月刊「PHP」2024年11月号 裏表紙の言葉
生きているうちに、あまり体験したくないものに後悔があろう。失敗、失態、失意が人に訪れるとき、思い当たる因果があれば、誰でも人は後悔の念にかられる。ただ、後悔とはそれほど悪いことなのだろうか。
生涯無敗とされる剣豪宮本武蔵に、「われ事において後悔せず」という言葉がある。達人の自分は常に覚悟の上に行動しているから後悔とは無縁だという見方のほか、別の解釈もありうる。

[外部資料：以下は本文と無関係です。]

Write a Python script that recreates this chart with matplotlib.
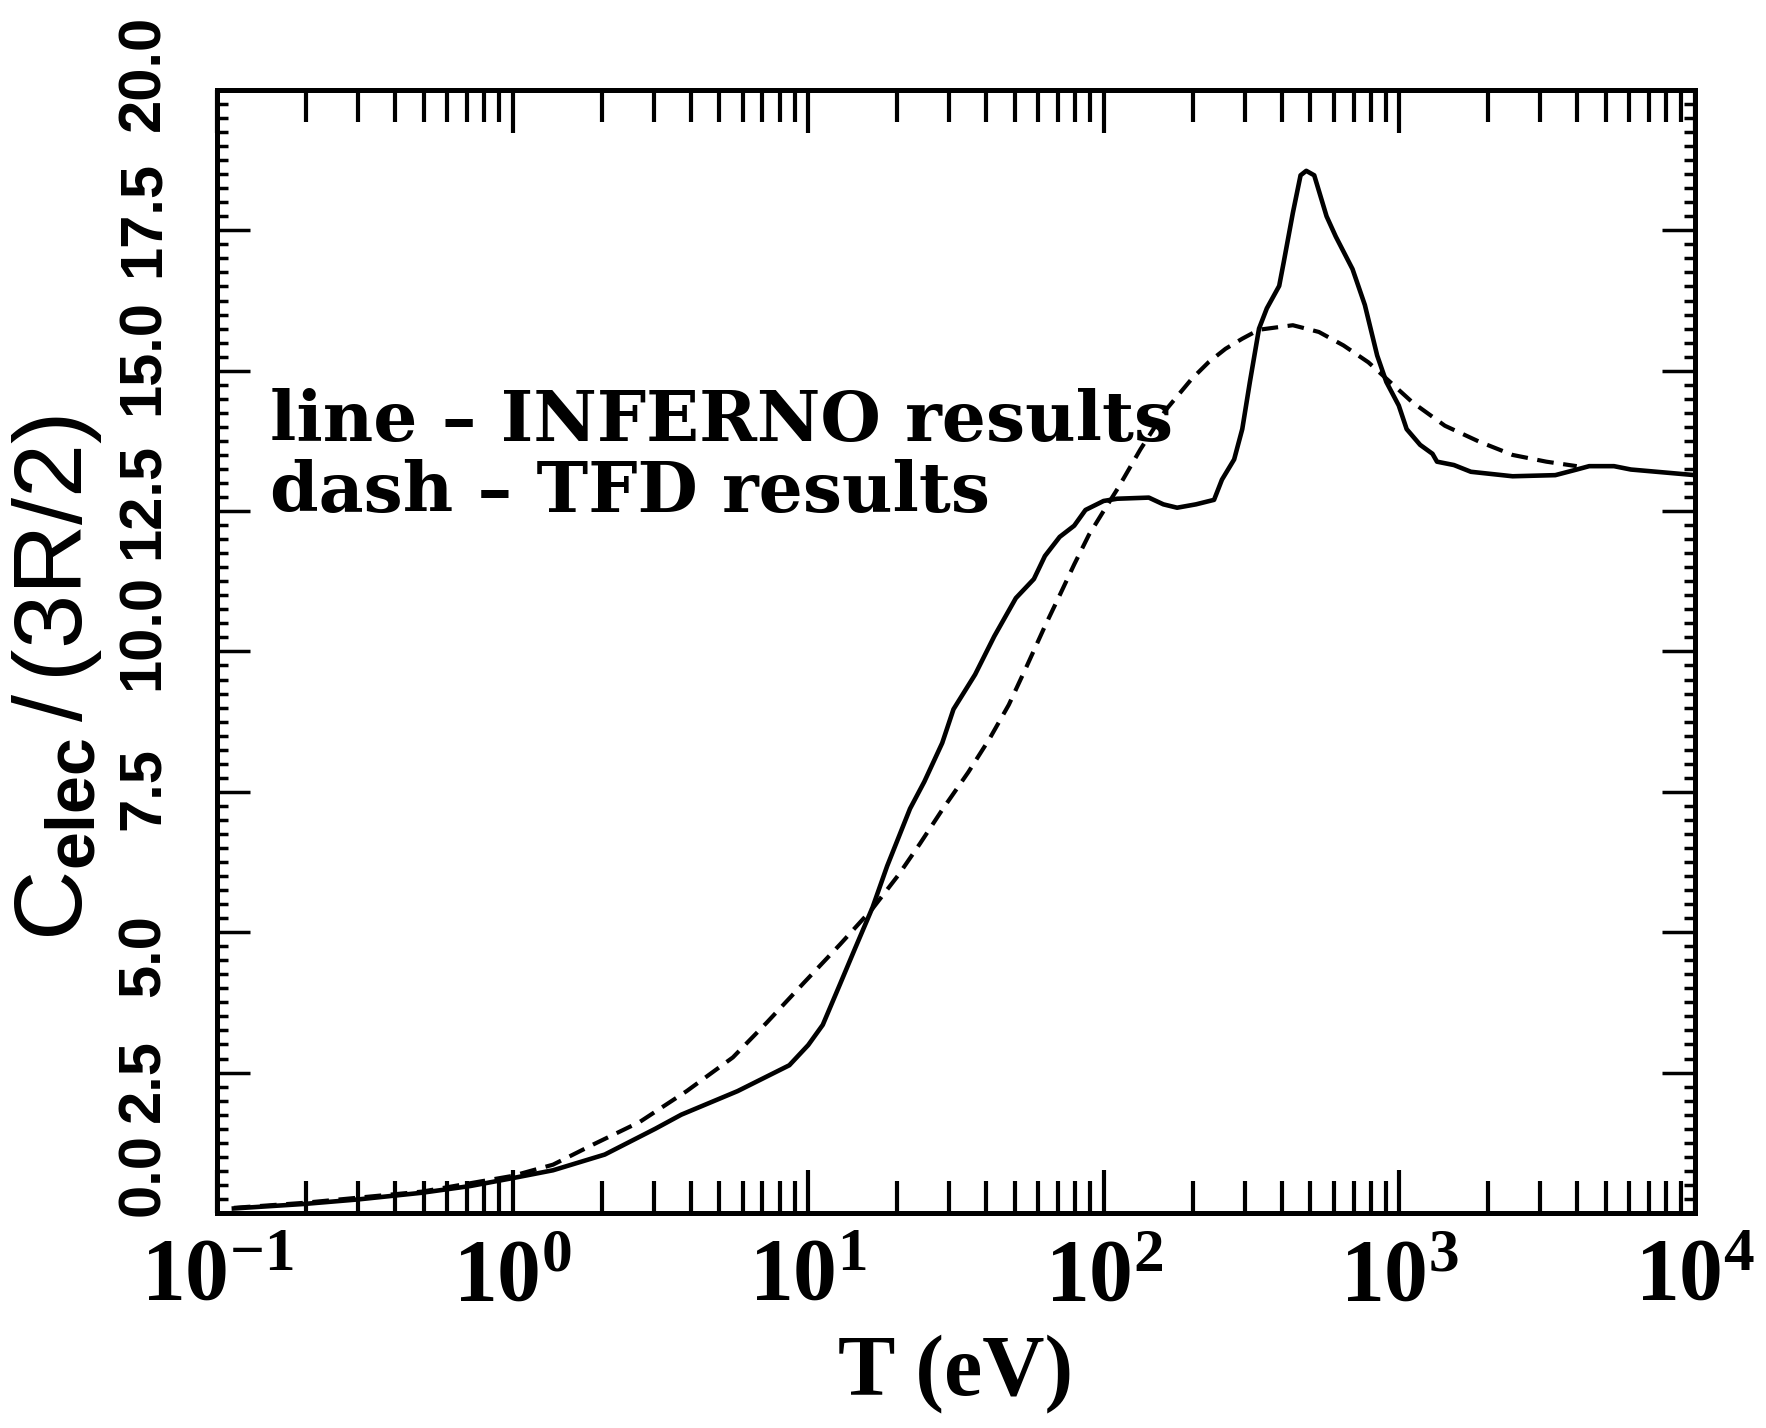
import numpy as np
import matplotlib
matplotlib.use("Agg")
import matplotlib.pyplot as plt
from matplotlib.ticker import LogLocator, MultipleLocator, NullFormatter
from matplotlib.transforms import ScaledTranslation

# values
T_inferno = [0.114, 0.197, 0.299, 0.494, 0.720, 1.00, 1.37, 2.05, 3.04, 3.72, 5.77, 8.63,
             10.0, 11.2, 12.8, 14.4, 16.5, 18.5, 22.1, 24.7, 28.4, 31.0, 36.7, 42.6, 50.4,
             58.0, 63.2, 70.9, 79.4, 86.7, 99.8, 111, 142, 159, 177, 205, 236, 251, 276,
             294, 312, 335, 356, 392, 406, 436, 463, 484, 515, 567, 609, 694, 764, 841,
             903, 995, 1058, 1175, 1294, 1340, 1529, 1745, 2415, 3368, 3980, 4385, 5320,
             6070, 10000]
C_inferno = [0.08, 0.16, 0.24, 0.36, 0.48, 0.62, 0.76, 1.04, 1.50, 1.75, 2.17, 2.63,
             2.99, 3.35, 4.07, 4.71, 5.44, 6.18, 7.20, 7.68, 8.37, 8.97, 9.59, 10.27, 10.95,
             11.29, 11.70, 12.04, 12.24, 12.52, 12.68, 12.72, 12.74, 12.62, 12.56, 12.62,
             12.70, 13.06, 13.42, 13.96, 14.80, 15.75, 16.11, 16.51, 16.93, 17.81, 18.48,
             18.56, 18.48, 17.75, 17.39, 16.81, 16.17, 15.27, 14.80, 14.38, 13.96, 13.68,
             13.52, 13.38, 13.32, 13.20, 13.12, 13.14, 13.24, 13.30, 13.30, 13.24, 13.14]

T_tfd = [0.114, 0.197, 0.494, 1.00, 1.37, 1.875, 2.69, 3.88, 5.56, 7.24, 9.67, 12.8,
         16.5, 20.2, 23.9, 28.4, 34.8, 41.1, 47.7, 55.0, 63.2, 70.9, 79.4, 89.1, 99.8,
         112, 133, 162, 198, 226, 258, 294, 335, 436, 534, 647, 785, 903, 1105, 1425,
         1855, 2415, 3140, 3980]
C_tfd = [0.09, 0.18, 0.38, 0.66, 0.86, 1.22, 1.62, 2.17, 2.77, 3.39, 4.10, 4.78,
         5.42, 6.02, 6.58, 7.18, 7.85, 8.45, 9.05, 9.75, 10.45, 11.00, 11.55, 12.08, 12.50,
         12.92, 13.60, 14.30, 14.85, 15.15, 15.39, 15.57, 15.73, 15.81, 15.69, 15.45,
         15.15, 14.86, 14.44, 14.02, 13.74, 13.50, 13.38, 13.30]

x_ticks = [0.1, 1, 10, 100, 1000, 10000]
x_ticklabels = [r'$10^{-1}$', r'$10^{0}$', r'$10^{1}$', r'$10^{2}$', r'$10^{3}$', r'$10^{4}$']
y_ticks = [0.0, 2.5, 5.0, 7.5, 10.0, 12.5, 15.0, 17.5, 20.0]
y_ticklabels = ['0.0', '2.5', '5.0', '7.5', '10.0', '12.5', '15.0', '17.5', '20.0']
# the rotated y labels sit a little off their ticks in the original (points, up = +)
y_label_shift = [28, -6, -17, 2, 14, 7, 10, 8, 12]

plt.rcParams['mathtext.fontset'] = 'custom'
plt.rcParams['mathtext.rm'] = 'Liberation Serif:bold'
plt.rcParams['mathtext.it'] = 'Liberation Serif:bold'
plt.rcParams['mathtext.bf'] = 'Liberation Sans:bold'
plt.rcParams['mathtext.sf'] = 'Liberation Sans'

fig = plt.figure(figsize=(17.66, 14.28), dpi=100)
ax = fig.add_axes([0.1229, 0.1506, 0.8369, 0.7864])

ax.plot(T_inferno, C_inferno, color='black', lw=3.3, solid_joinstyle='round')
ax.plot(T_tfd, C_tfd, color='black', lw=3.0, dashes=(4, 2.3))

ax.set_xscale('log')
ax.set_xlim(0.1, 10000)
ax.set_ylim(0, 20)

ax.set_xticks(x_ticks)
ax.set_xticklabels(x_ticklabels, fontsize=63)
ax.xaxis.set_minor_locator(LogLocator(base=10, subs=np.arange(2, 10)))
ax.xaxis.set_minor_formatter(NullFormatter())

ax.set_yticks(y_ticks)
ax.set_yticklabels(y_ticklabels, rotation=90, va='center', fontsize=43,
                   fontfamily='Liberation Sans', fontweight='bold')
ax.yaxis.set_minor_locator(MultipleLocator(0.25))

ax.tick_params(axis='x', which='major', direction='in', length=31, width=3,
               top=True, bottom=True, pad=15)
ax.tick_params(axis='x', which='minor', direction='in', length=23, width=3,
               top=True, bottom=True)
ax.tick_params(axis='y', which='major', direction='in', length=24, width=2.5,
               left=True, right=True, pad=33)
ax.tick_params(axis='y', which='minor', direction='in', length=8, width=2.5,
               left=True, right=True)
for s in ax.spines.values():
    s.set_linewidth(3.6)

for tick, dy in zip(ax.yaxis.get_major_ticks(), y_label_shift):
    lab = tick.label1
    lab.set_transform(lab.get_transform() + ScaledTranslation(0, dy / 72, fig.dpi_scale_trans))

ax.set_xlabel('T (eV)', fontsize=62, fontfamily='Liberation Serif', fontweight='bold')
ax.xaxis.set_label_coords(0.5, -0.108)

fig.text(0.0325, 0.525, r'$\mathsf{C}_{\mathbf{elec}}\,\mathsf{/}\,\mathsf{(3R/2)}$',
         rotation=90, ha='center', va='center', fontsize=70)

ax.text(0.036, 0.687, 'line – INFERNO results', transform=ax.transAxes, fontsize=50,
        fontfamily='DejaVu Serif', fontweight='bold', va='baseline')
ax.text(0.036, 0.624, 'dash – TFD results', transform=ax.transAxes, fontsize=50,
        fontfamily='DejaVu Serif', fontweight='bold', va='baseline')

fig.savefig('out.png', dpi=100)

それは、勝つことを至上としたため情を捨て、犠牲を払い、実は後悔が山のようにある。ただ、その一つひとつを自責するのは愚と悟り、後悔する自分もまた受け容れて、本当の自分を生きよ。そんな宣言とも読み取れはしないか。
そう考えれば、私たちは後悔のたびにそれを糧として、深みのある人へと成長してゆける。
人生の禍福はあざなえる縄の如し。変転は激しい。であるならば、後悔もまた人生の一部と最初から捉えることだ。とすればおのずと、飽くなき挑戦を続ける姿勢はより尊いものとなろう。後悔を減らす最善の策は実はそこかもしれない。